Reading Words Carefully

Reading Words Carefully

Written by: Sammy Wichman

As we read through the Bible this year, let’s remember to be cautious with our assumptions. As an example, let’s look into the term “mighty men," which pops up several times in the early chapters of Genesis. This Hebrew word “Gibborim” is used about 150 times in the Old Testament, and is often applied to lions, hunters, soldiers, and leaders.

Here are two specific instances you should’ve just encountered, if you're following the reading plan with us:

In Genesis 6:4, we are introduced to a group described as mighty men: “these were the mighty men who were of old, the men of renown.”

In Genesis 10:8, we are introduced to a man named Nimrod, and the text tells us this: “Cush fathered Nimrod; he was the first on earth to be a mighty man. He was a mighty hunter before the Lord. Therefore it is said, ‘Like Nimrod a mighty hunter before the Lord.’”

In order to read the Bible in a year, you have to read several chapters a day, which is a task that makes skimming (or listening with only one ear open) rather attractive.

As a person living in 2021, if you skimmed Genesis 6 and 10 and read the phrase “mighty men” without giving it much thought, you’d probably assume that the men were good guys, because (in 2021) being “mighty” is an admirable quality to have. It's also an admirable quality that we don't hand out very readily: very few people are described as "mighty" nowadays.
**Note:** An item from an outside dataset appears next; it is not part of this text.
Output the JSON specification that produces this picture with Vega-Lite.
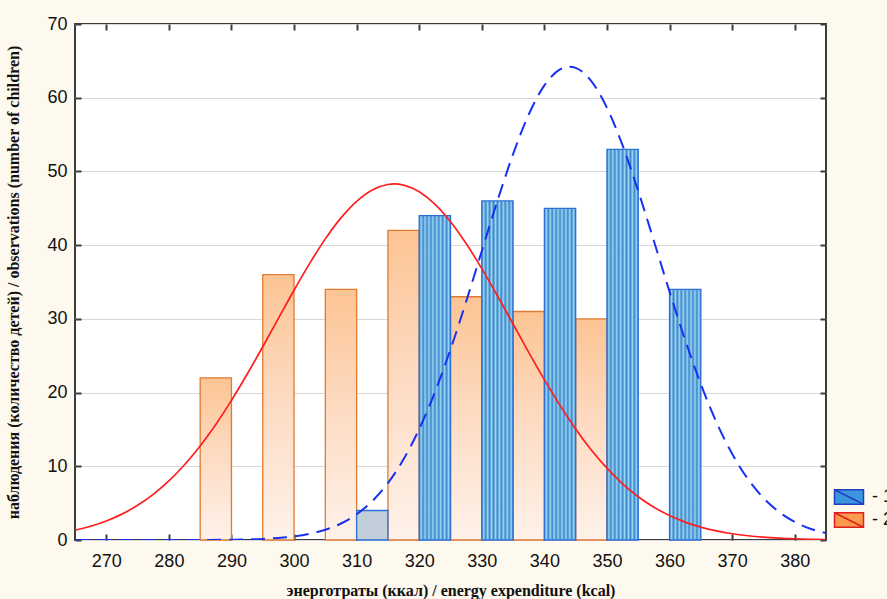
{
  "$schema": "https://vega.github.io/schema/vega-lite/v6.json",
  "width": 751,
  "height": 516,
  "autosize": {"type": "none"},
  "padding": {"left": 75, "top": 24, "right": 61, "bottom": 59},
  "background": "#fdf9ee",
  "config": {
    "view": {"fill": "#ffffff", "stroke": "#3c3c3c", "strokeWidth": 2},
    "axis": {"labelFont": "Liberation Sans", "labelFontSize": 18, "labelColor": "#111111", "titleFont": "Liberation Serif", "titleFontSize": 16, "titleFontWeight": "bold", "titleColor": "#111111", "domain": false}
  },
  "datasets": {
    "orange": [
      {"series": "2", "x0": 285, "x1": 290, "n": 22},
      {"series": "2", "x0": 295, "x1": 300, "n": 36},
      {"series": "2", "x0": 305, "x1": 310, "n": 34},
      {"series": "2", "x0": 315, "x1": 320, "n": 42},
      {"series": "2", "x0": 325, "x1": 330, "n": 33},
      {"series": "2", "x0": 335, "x1": 340, "n": 31},
      {"series": "2", "x0": 345, "x1": 350, "n": 30}
    ],
    "blue": [
      {"series": "1", "x0": 320, "x1": 325, "n": 44},
      {"series": "1", "x0": 330, "x1": 335, "n": 46},
      {"series": "1", "x0": 340, "x1": 345, "n": 45},
      {"series": "1", "x0": 350, "x1": 355, "n": 53},
      {"series": "1", "x0": 360, "x1": 365, "n": 34}
    ],
    "blueSmall": [
      {"series": "1", "x0": 310, "x1": 315, "n": 4}
    ],
    "legendRows": [
      {"series": "1", "x0": 310, "x1": 315, "n": 4},
      {"series": "2", "x0": 285, "x1": 290, "n": 22}
    ],
    "red": [
      {"x": 265, "y": 1.32}, {"x": 267.5, "y": 1.86}, {"x": 270, "y": 2.58}, {"x": 272.5, "y": 3.51},
      {"x": 275, "y": 4.71}, {"x": 277.5, "y": 6.2}, {"x": 280, "y": 8.02}, {"x": 282.5, "y": 10.21},
      {"x": 285, "y": 12.76}, {"x": 287.5, "y": 15.68}, {"x": 290, "y": 18.94}, {"x": 292.5, "y": 22.48},
      {"x": 295, "y": 26.22}, {"x": 297.5, "y": 30.07}, {"x": 300, "y": 33.88}, {"x": 302.5, "y": 37.52},
      {"x": 305, "y": 40.85}, {"x": 307.5, "y": 43.7}, {"x": 310, "y": 45.95}, {"x": 312.5, "y": 47.49},
      {"x": 315, "y": 48.23}, {"x": 316, "y": 48.3}, {"x": 317.5, "y": 48.15}, {"x": 320, "y": 47.24},
      {"x": 322.5, "y": 45.56}, {"x": 325, "y": 43.18}, {"x": 327.5, "y": 40.22}, {"x": 330, "y": 36.81},
      {"x": 332.5, "y": 33.13}, {"x": 335, "y": 29.3}, {"x": 337.5, "y": 25.46}, {"x": 340, "y": 21.75},
      {"x": 342.5, "y": 18.26}, {"x": 345, "y": 15.07}, {"x": 347.5, "y": 12.22}, {"x": 350, "y": 9.74},
      {"x": 352.5, "y": 7.63}, {"x": 355, "y": 5.87}, {"x": 357.5, "y": 4.45}, {"x": 360, "y": 3.31},
      {"x": 362.5, "y": 2.42}, {"x": 365, "y": 1.74}, {"x": 367.5, "y": 1.23}, {"x": 370, "y": 0.85},
      {"x": 372.5, "y": 0.58}, {"x": 375, "y": 0.39}, {"x": 377.5, "y": 0.26}, {"x": 380, "y": 0.17},
      {"x": 382.5, "y": 0.1}, {"x": 385, "y": 0.07}
    ],
    "blueCurve": [
      {"x": 265, "y": 0}, {"x": 275, "y": 0}, {"x": 285, "y": 0.01}, {"x": 290, "y": 0.04},
      {"x": 295, "y": 0.15}, {"x": 297.5, "y": 0.28}, {"x": 300, "y": 0.49}, {"x": 302.5, "y": 0.84},
      {"x": 305, "y": 1.39}, {"x": 307.5, "y": 2.24}, {"x": 310, "y": 3.49}, {"x": 312.5, "y": 5.28},
      {"x": 315, "y": 7.72}, {"x": 317.5, "y": 10.95}, {"x": 320, "y": 15.05}, {"x": 322.5, "y": 20.04},
      {"x": 325, "y": 25.86}, {"x": 327.5, "y": 32.34}, {"x": 330, "y": 39.19}, {"x": 332.5, "y": 46.01},
      {"x": 335, "y": 52.35}, {"x": 337.5, "y": 57.72}, {"x": 340, "y": 61.67}, {"x": 342.5, "y": 63.84},
      {"x": 344, "y": 64.2}, {"x": 345, "y": 64.04}, {"x": 347.5, "y": 62.25}, {"x": 350, "y": 58.63},
      {"x": 352.5, "y": 53.52}, {"x": 355, "y": 47.33}, {"x": 357.5, "y": 40.57}, {"x": 360, "y": 33.69},
      {"x": 362.5, "y": 27.11}, {"x": 365, "y": 21.14}, {"x": 367.5, "y": 15.97}, {"x": 370, "y": 11.7},
      {"x": 372.5, "y": 8.3}, {"x": 375, "y": 5.71}, {"x": 377.5, "y": 3.8}, {"x": 380, "y": 2.45},
      {"x": 382.5, "y": 1.53}, {"x": 385, "y": 0.93}
    ]
  },
  "resolve": {"axis": {"x": "independent", "y": "independent"}},
  "layer": [
    {
      "data": {"name": "orange"},
      "mark": {
        "type": "bar",
        "strokeWidth": 1.3,
        "stroke": "#e07a30",
        "fill": {"gradient": "linear", "x1": 0, "y1": 0, "x2": 0, "y2": 1, "stops": [
          {"offset": 0, "color": "#fcc494"},
          {"offset": 0.5, "color": "#fddcc4"},
          {"offset": 1, "color": "#fef2ea"}
        ]}
      },
      "encoding": {
        "x": {"field": "x0", "type": "quantitative", "scale": {"domain": [265, 385], "nice": false, "zero": false},
          "axis": {"orient": "bottom", "values": [270, 280, 290, 300, 310, 320, 330, 340, 350, 360, 370, 380], "ticks": false, "grid": false, "labelPadding": 12, "title": "энерготраты (ккал) / energy expenditure (kcal)", "titlePadding": 12}},
        "x2": {"field": "x1"},
        "y": {"field": "n", "type": "quantitative", "scale": {"domain": [0, 70], "nice": false},
          "axis": {"orient": "left", "values": [0, 10, 20, 30, 40, 50, 60, 70], "ticks": false, "grid": true, "gridColor": "#d8d8d8", "gridWidth": 1, "labelPadding": 8, "title": "наблюдения (количество детей) / observations (number of children)", "titlePadding": 25}},
        "y2": {"datum": 0}
      }
    },
    {
      "data": {"name": "blue"},
      "mark": {
        "type": "bar",
        "strokeWidth": 1.3,
        "stroke": "#2a6fd6",
        "fill": {"gradient": "linear", "x1": 0, "y1": 0, "x2": 1, "y2": 0, "stops": [
          {"offset": 0, "color": "#3b86c6"}, {"offset": 0.0625, "color": "#9ad5f6"},
          {"offset": 0.125, "color": "#3b86c6"}, {"offset": 0.1875, "color": "#9ad5f6"},
          {"offset": 0.25, "color": "#3b86c6"}, {"offset": 0.3125, "color": "#9ad5f6"},
          {"offset": 0.375, "color": "#3b86c6"}, {"offset": 0.4375, "color": "#9ad5f6"},
          {"offset": 0.5, "color": "#3b86c6"}, {"offset": 0.5625, "color": "#9ad5f6"},
          {"offset": 0.625, "color": "#3b86c6"}, {"offset": 0.6875, "color": "#9ad5f6"},
          {"offset": 0.75, "color": "#3b86c6"}, {"offset": 0.8125, "color": "#9ad5f6"},
          {"offset": 0.875, "color": "#3b86c6"}, {"offset": 0.9375, "color": "#9ad5f6"},
          {"offset": 1, "color": "#3b86c6"}
        ]}
      },
      "encoding": {
        "x": {"field": "x0", "type": "quantitative", "scale": {"domain": [265, 385], "nice": false, "zero": false},
          "axis": {"orient": "top", "values": [270, 280, 290, 300, 310, 320, 330, 340, 350, 360, 370, 380], "labels": false, "ticks": true, "tickSize": -6, "tickWidth": 2, "tickColor": "#3c3c3c", "grid": false, "title": null}},
        "x2": {"field": "x1"},
        "y": {"field": "n", "type": "quantitative", "scale": {"domain": [0, 70], "nice": false},
          "axis": {"orient": "right", "values": [0, 10, 20, 30, 40, 50, 60, 70], "labels": false, "ticks": true, "tickSize": -6, "tickWidth": 2, "tickColor": "#3c3c3c", "grid": false, "title": null}},
        "y2": {"datum": 0}
      }
    },
    {
      "data": {"name": "blueSmall"},
      "mark": {"type": "bar", "strokeWidth": 1.3, "fill": "#c3cedb", "stroke": "#2a6fd6"},
      "encoding": {
        "x": {"field": "x0", "type": "quantitative", "scale": {"domain": [265, 385], "nice": false, "zero": false},
          "axis": {"orient": "bottom", "values": [270, 280, 290, 300, 310, 320, 330, 340, 350, 360, 370, 380], "labels": false, "ticks": true, "tickSize": -6, "tickWidth": 2, "tickColor": "#3c3c3c", "grid": false, "title": null}},
        "x2": {"field": "x1"},
        "y": {"field": "n", "type": "quantitative", "scale": {"domain": [0, 70], "nice": false},
          "axis": {"orient": "left", "values": [0, 10, 20, 30, 40, 50, 60, 70], "labels": false, "ticks": true, "tickSize": -6, "tickWidth": 2, "tickColor": "#3c3c3c", "grid": false, "title": null}},
        "y2": {"datum": 0}
      }
    },
    {
      "data": {"name": "legendRows"},
      "mark": {"type": "bar", "opacity": 0, "strokeWidth": 1.5},
      "encoding": {
        "x": {"field": "x0", "type": "quantitative", "axis": null},
        "x2": {"field": "x1"},
        "y": {"field": "n", "type": "quantitative", "axis": null},
        "y2": {"datum": 0},
        "fill": {"field": "series", "type": "nominal", "scale": {"domain": ["1", "2"], "range": ["#3b96de", "#f99a4c"]},
          "legend": {
            "orient": "none", "legendX": 765, "legendY": 464, "title": null, "padding": 0,
            "symbolType": "M-2,-1H2V1H-2Z M-2,-1L2,1", "symbolSize": 210, "symbolStrokeWidth": 1.5, "symbolOpacity": 1,
            "labelFont": "Liberation Sans", "labelFontSize": 18, "labelColor": "#111111", "labelOffset": 14, "rowPadding": 1,
            "labelExpr": "'- ' + datum.label"
          }},
        "stroke": {"field": "series", "type": "nominal", "scale": {"domain": ["1", "2"], "range": ["#1f3fc0", "#e02020"]},
          "legend": {
            "orient": "none", "legendX": 765, "legendY": 464, "title": null, "padding": 0,
            "symbolType": "M-2,-1H2V1H-2Z M-2,-1L2,1", "symbolSize": 210, "symbolStrokeWidth": 1.5, "symbolOpacity": 1,
            "labelFont": "Liberation Sans", "labelFontSize": 18, "labelColor": "#111111", "labelOffset": 14, "rowPadding": 1,
            "labelExpr": "'- ' + datum.label"
          }}
      }
    },
    {
      "data": {"name": "red"},
      "mark": {"type": "line", "color": "#ff1e1e", "strokeWidth": 1.7, "interpolate": "monotone", "clip": true},
      "encoding": {
        "x": {"field": "x", "type": "quantitative", "axis": null},
        "y": {"field": "y", "type": "quantitative", "axis": null}
      }
    },
    {
      "data": {"name": "blueCurve"},
      "mark": {"type": "line", "color": "#1a30f0", "strokeWidth": 2, "strokeDash": [14, 8], "interpolate": "monotone", "clip": true},
      "encoding": {
        "x": {"field": "x", "type": "quantitative", "axis": null},
        "y": {"field": "y", "type": "quantitative", "axis": null}
      }
    }
  ]
}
Being mighty is positive from our perspective, but we can’t assume that if someone has one particular positive attribute, that they are also righteous, or God-fearing, or worth emulating.

Someone can be physically strong, or physically skilled, and still be out of relationship with God.
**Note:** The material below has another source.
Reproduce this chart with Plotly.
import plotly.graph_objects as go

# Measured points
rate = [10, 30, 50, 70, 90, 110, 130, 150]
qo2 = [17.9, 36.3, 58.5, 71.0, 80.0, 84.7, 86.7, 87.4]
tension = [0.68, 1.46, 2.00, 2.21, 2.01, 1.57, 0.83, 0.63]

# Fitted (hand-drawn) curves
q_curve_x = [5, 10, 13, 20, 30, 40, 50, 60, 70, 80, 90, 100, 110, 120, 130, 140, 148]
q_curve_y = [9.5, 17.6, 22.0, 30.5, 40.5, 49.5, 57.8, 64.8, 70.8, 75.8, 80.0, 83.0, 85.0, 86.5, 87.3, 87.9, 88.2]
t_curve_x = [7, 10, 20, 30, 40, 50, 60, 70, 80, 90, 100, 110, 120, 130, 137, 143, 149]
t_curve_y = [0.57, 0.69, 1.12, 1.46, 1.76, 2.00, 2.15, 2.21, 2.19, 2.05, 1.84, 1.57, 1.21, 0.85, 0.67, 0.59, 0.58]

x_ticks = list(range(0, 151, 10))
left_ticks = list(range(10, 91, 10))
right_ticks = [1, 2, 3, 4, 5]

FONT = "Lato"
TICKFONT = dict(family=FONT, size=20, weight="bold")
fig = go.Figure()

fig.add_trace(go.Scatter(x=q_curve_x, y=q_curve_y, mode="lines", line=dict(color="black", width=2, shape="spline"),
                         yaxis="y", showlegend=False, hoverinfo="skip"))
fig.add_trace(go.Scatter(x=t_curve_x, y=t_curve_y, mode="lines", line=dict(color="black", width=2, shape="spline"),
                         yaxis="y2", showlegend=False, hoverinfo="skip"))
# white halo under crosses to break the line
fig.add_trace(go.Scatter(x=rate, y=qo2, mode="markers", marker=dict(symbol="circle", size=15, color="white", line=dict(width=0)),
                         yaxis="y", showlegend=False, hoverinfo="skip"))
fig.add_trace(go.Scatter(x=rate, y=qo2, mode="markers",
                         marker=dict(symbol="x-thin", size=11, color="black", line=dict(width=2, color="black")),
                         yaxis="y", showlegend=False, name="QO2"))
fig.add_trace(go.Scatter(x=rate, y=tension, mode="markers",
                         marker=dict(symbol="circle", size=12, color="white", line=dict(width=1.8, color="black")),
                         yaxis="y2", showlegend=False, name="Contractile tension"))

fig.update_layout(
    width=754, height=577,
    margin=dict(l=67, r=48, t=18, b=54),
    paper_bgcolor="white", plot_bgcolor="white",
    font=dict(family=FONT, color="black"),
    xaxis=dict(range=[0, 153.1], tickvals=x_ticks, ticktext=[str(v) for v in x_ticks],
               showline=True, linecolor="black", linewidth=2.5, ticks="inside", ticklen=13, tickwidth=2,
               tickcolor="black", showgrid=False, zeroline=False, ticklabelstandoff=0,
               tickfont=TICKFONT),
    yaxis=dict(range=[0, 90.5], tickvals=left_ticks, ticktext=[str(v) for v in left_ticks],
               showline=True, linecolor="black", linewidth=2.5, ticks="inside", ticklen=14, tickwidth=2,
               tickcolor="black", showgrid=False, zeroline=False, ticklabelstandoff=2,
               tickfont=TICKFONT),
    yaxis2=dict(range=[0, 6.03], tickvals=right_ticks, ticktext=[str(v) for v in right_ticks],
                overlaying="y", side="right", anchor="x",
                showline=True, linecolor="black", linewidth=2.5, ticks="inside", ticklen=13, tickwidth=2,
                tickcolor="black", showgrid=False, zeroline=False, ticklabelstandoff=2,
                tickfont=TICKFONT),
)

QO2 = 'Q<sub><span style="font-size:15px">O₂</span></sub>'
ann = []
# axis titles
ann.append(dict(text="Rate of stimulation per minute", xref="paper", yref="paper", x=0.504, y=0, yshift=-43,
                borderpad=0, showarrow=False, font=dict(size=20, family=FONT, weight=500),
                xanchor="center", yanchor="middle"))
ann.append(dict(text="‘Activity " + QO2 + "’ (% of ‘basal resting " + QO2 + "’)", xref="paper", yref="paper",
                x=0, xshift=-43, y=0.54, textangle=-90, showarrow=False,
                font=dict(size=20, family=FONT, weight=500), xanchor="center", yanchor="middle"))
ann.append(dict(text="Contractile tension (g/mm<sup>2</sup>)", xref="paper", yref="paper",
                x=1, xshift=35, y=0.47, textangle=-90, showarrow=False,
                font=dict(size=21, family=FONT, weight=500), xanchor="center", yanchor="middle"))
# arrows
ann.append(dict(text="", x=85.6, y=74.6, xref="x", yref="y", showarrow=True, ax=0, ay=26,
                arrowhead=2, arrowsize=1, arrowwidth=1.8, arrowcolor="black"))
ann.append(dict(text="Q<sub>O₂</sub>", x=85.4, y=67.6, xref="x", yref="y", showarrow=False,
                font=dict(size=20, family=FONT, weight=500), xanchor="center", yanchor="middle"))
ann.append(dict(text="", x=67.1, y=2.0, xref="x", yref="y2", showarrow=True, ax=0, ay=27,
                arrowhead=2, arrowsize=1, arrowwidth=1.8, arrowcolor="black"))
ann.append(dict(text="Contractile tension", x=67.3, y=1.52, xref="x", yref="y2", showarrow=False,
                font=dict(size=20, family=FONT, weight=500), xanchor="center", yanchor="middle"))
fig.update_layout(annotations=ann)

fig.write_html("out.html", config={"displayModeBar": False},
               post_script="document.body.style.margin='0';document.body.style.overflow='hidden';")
The mighty men described in Genesis 6 are wiped out in the flood. They are included in the group about which Scripture says “The Lord saw that the wickedness of man was great in the earth, and that every intention of the thoughts of his heart was only evil continually. And the Lord regretted that he had made man on the earth, and it grieved him to his heart.” (Gen. 6:5-6) These men were physically mighty, they were manly men, but Scripture tells us that they were also spiritually corrupt.

Nimrod, in Genesis 10, is called mighty because of his skill as a hunter. The text also tells us, however, that he probably led the group that built the tower of Babel, which was a plan out of line with God’s will.

It’s a common mistake to assume that if someone is mentioned in the Bible, or if a particular action is mentioned in the Bible, that it must be good  or morally okay in some way. Can you see the trouble this causes here? It’s so easy to skim Genesis 6 and 10, read the term “mighty men,” couple it with the assumption that the Bible is a hall-of-fame record, and end up with the assumption that these guys are good in God’s eyes.

As we continue on in our reading of God’s Word in 2021, let us commit to reading Scripture carefully, and remembering that the Bible is first and foremost about God.